Report: EAG Ambassador Thaïs Couasnon Ventures to Ventura

I recently had the great opportunity to be the EAG ambassador at the Gordon Research Seminar and Conference held on Liquid Phase Electron Microscopy (LPEM) in Ventura (USA) from October 7-14. During this meeting, I presented my work as a postdoctoral researcher at the German Research Center for Geosciences (GFZ). It was important for me to attend this conference to represent and speak for geochemistry in this growing LPEM community.

LPEM is a relatively new but promising technique for studying mineral-water interfaces that are crucial to understanding the reactivity and mobility of nutrients and potentially toxic pollutants in natural environments. The LPEM allows in situ observation of the dynamic behavior of materials in liquids at high spatial and temporal resolution. In the field of geosciences, it allows the formation and transformation of minerals in hydrous environments to be studied at the highest spatial and temporal resolution. At the same time, geosciences also have much to contribute to the LPEM community, and this is what I presented in my oral presentation as well as in my poster at the conference. The morphological evolution of minerals irradiated by electrons during imaging, for example, has provided a powerful insight into the chemistry of the surrounding environment. This has thus allowed the prediction of the radiolytic chemistry from kinetic simulations to be confirmed. The results are critical to understanding the interaction of the beam with the surrounding aqueous solution in order to further control the chemistry of the nanoscopic reactor (which consists of a specimen of interest with its surrounding solution in the liquid cell).

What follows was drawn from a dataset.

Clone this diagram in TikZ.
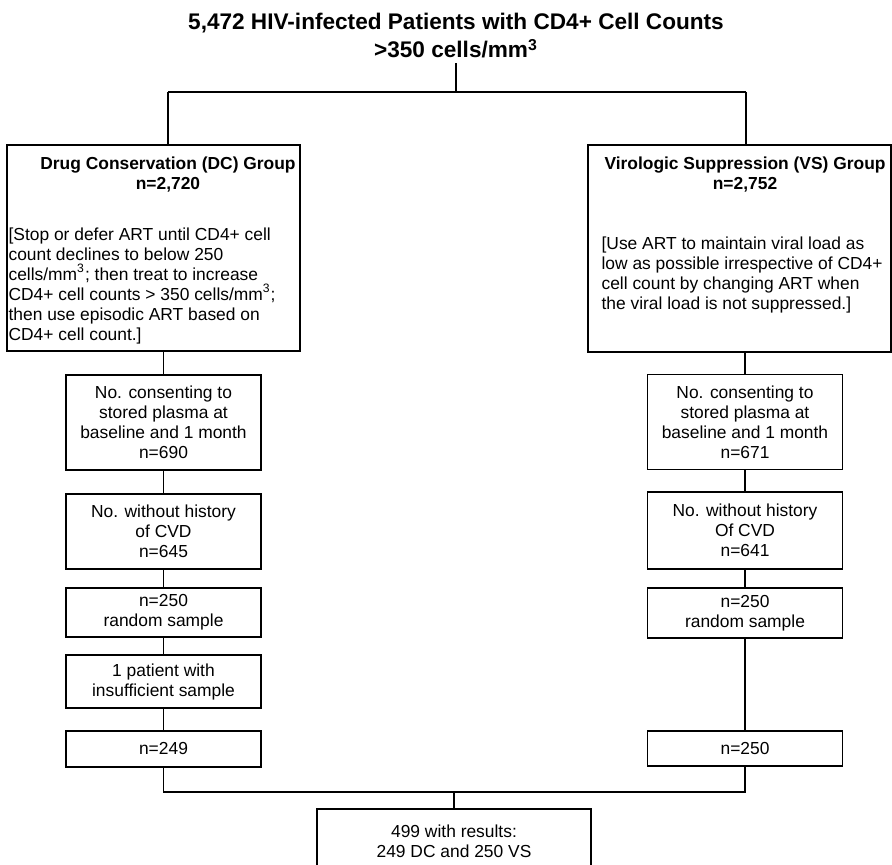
\documentclass[tikz,border=0pt]{standalone}
\usepackage{fontspec}
\setmainfont{Liberation Sans}
\usetikzlibrary{positioning, calc}

\begin{document}
\begin{tikzpicture}[x=0.5pt, y=-0.5pt, line width=0.6pt,
        every node/.style={font=\fontsize{8.7}{10}\selectfont},
        box/.style={draw, line width=0.6pt, inner sep=0pt, align=center},
        colbox/.style={box, minimum width=97.5pt},
        head/.style={align=center, inner sep=0pt, font=\bfseries\fontsize{8.7}{10}\selectfont},
        plan/.style={align=left, inner sep=0pt, anchor=north west}]
        \useasboundingbox (0,0) rectangle (892,865);

        \node[align=center, inner sep=2pt, font=\bfseries\fontsize{11.3}{14}\selectfont] (title) at (456,36) {5,472 HIV-infected Patients with CD4+ Cell Counts\\>350 cells/mm\textsuperscript{3}};
        \coordinate (busL) at (168,92);
        \coordinate (busR) at (746,92);

        % the two arms
        \node[box, minimum width=146.5pt, minimum height=103pt] (dc) at (153.5,248) {};
        \node[head] (dchead) at (168,175) {Drug Conservation (DC) Group\\n=2,720};
        \node[plan] (dcplan) at (8,227) {[Stop or defer ART until CD4+ cell\\count declines to below 250\\cells/mm\textsuperscript{3}; then treat to increase\\CD4+ cell counts > 350 cells/mm\textsuperscript{3};\\then use episodic ART based on\\CD4+ cell count.]};

        \node[box, minimum width=151.5pt, minimum height=103.5pt] (vs) at (739.5,248.5) {};
        \node[head] (vshead) at (745,175) {Virologic Suppression (VS) Group\\n=2,752};
        \node[plan] (vsplan) at (601,236) {[Use ART to maintain viral load as\\low as possible irrespective of CD4+\\cell count by changing ART when\\the viral load is not suppressed.]};

        % DC column
        \node[colbox, minimum height=47.5pt] (dc1) at (163.5,422.5) {No. consenting to\\stored plasma at\\baseline and 1 month\\n=690};
        \node[colbox, minimum height=37.5pt] (dc2) at (163.5,531.5) {No. without history\\of CVD\\n=645};
        \node[colbox, minimum height=24.5pt] (dc3) at (163.5,612.5) {n=250\\random sample};
        \node[colbox, minimum height=26.5pt] (dc4) at (163.5,681.5) {1 patient with\\insufficient sample};
        \node[colbox, minimum height=18pt] (dc5) at (163.5,749) {n=249};

        % VS column
        \node[colbox, minimum height=47.5pt] (vs1) at (745,422) {No. consenting to\\stored plasma at\\baseline and 1 month\\n=671};
        \node[colbox, minimum height=38.5pt] (vs2) at (745,530.5) {No. without history\\Of CVD\\n=641};
        \node[colbox, minimum height=25pt] (vs3) at (745,613) {n=250\\random sample};
        \node[colbox, minimum height=17.5pt] (vs5) at (745,748.5) {n=250};

        \node[box, minimum width=137pt, minimum height=32.5pt] (res) at (454,841.5) {499 with results:\\249 DC and 250 VS};
        \coordinate (join) at (454,792);

        \draw (title.south) -- (title.south |- busL);
        \draw (busL) -- (busR);
        \draw (busL) -- (busL |- dc.north);
        \draw (busR) -- (busR |- vs.north);

        \draw (dc1.north |- dc.south) -- (dc1.north);
        \draw (dc1.south) -- (dc2.north);
        \draw (dc2.south) -- (dc3.north);
        \draw (dc3.south) -- (dc4.north);
        \draw (dc4.south) -- (dc5.north);

        \draw (vs1.north |- vs.south) -- (vs1.north);
        \draw (vs1.south) -- (vs2.north);
        \draw (vs2.south) -- (vs3.north);
        \draw (vs3.south) -- (vs5.north);

        \draw (dc5.south) |- (join);
        \draw (vs5.south) |- (join);
        \draw (join) -- (res.north);
      \end{tikzpicture}
\end{document}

A meeting such as the Gordon Research Seminar and Conference brings together faculty and early career researchers, such as PhDs and postdoctoral fellows, from different fields (microscopy, physics, electrochemistry, materials science, chemistry and geochemistry) to discuss in detail the advances and challenges of the technique. It was a great opportunity to meet, share ideas, opinions and perspectives with researchers from all backgrounds at breakfast, during the poster session or even during a run on the beach. To make the most of such a meeting, as with any conference, I highly recommend that you prepare a list of target researchers you would like to approach, with potential questions, so that you are ready for any good opportunity to connect with that person, whether it is time for a coffee, or just walking from where we took the group photo to the meeting area.

About the Author

Thaïs Couasnon did her PhD at the Institut de Physique du Globe de Paris, on the biomineralization of manganese on the surface of bacterial biofilms. During her PhD, she collaborated with the Laboratoire Matériaux et Phénomènes Quantiques (MPQ) of the Université Paris Cité to image the biomineralization process in a liquid at the submicrometer scale and at high temporal resolution using liquid phase transmission electron microscopy. She is currently a postdoctoral fellow at the German Research Center for Geosciences (GFZ) developing this relatively new technique to study the formation and transformation of minerals in situ. This will allow a better understanding of the mechanisms governing the mobility and bioavailability of elements in natural environments.